The annual Alzheimer's Memory Walk is drawing near and I cannot ignore the opportunity to call it to your attention and encourage any of you willing and able to take part in a walk wherever you live.

If you aren't familiar with this, it's the nation's largest effort to call attention to this awful disease as well as raise funding to support research and help with care for those families suffering through Alzheimer's.

It is, indeed, a family disease. There is research to suggest that at least part of the awful thing is genetic, but beyond that every family struck by the disease suffers -- not just the person or people who are afflicted with it. In my case, my father-in-law suffered advanced Alzheimer's in the closing months of his life and my wife was devastated by the experience. Some years later, her mother went through some very difficult battles with dementia in the last year or so of life, though it was never specifically diagnosed as Alzheimer's. Quite frankly, to this day I go through brief bouts of worry any time she or I (we are both in our 60s) experience those "senior moments" of forgetfulness we all kid about.

I encourage you to go to the Alzheimer's Association website I have linked to above and get the details about a walk in your area, or even find information about starting a walk.
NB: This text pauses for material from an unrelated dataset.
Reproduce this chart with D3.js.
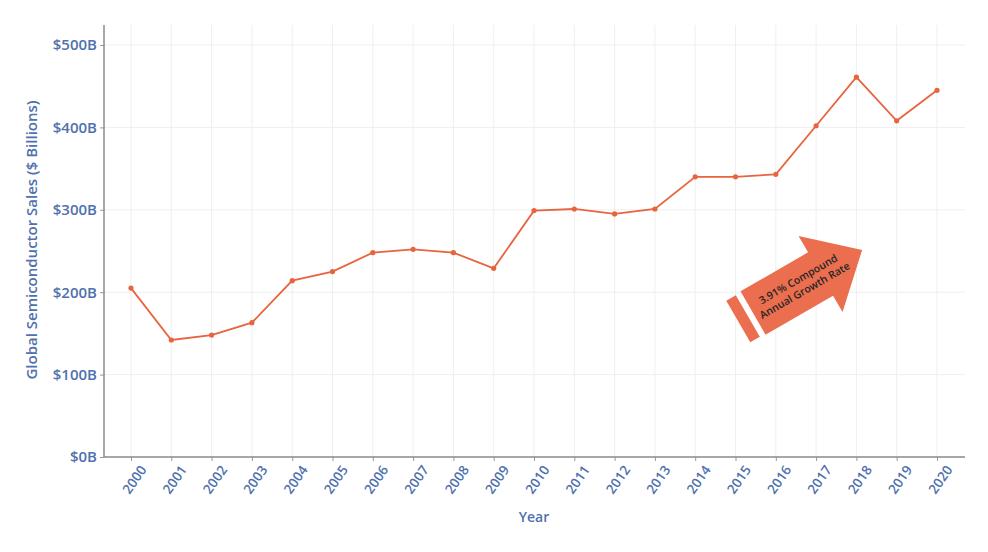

According to the information at the Association's site, Alzheimer's Walks typically are 2-3 miles long and are done on a weekend morning in the fall. There are more than 600 communities nationwide holding such wonderful fundraisers, and the site even has a ZIP Code form you can use to quickly locate a walk near you.

Take the time to find out about this and "do the right thing," whatever that may be for you and your particular situation. What a wonderful blessing it would be for millions if the disease could be cured. And what a wonderful blessing YOU may be to someone by doing your part in this, no matter how big or how small.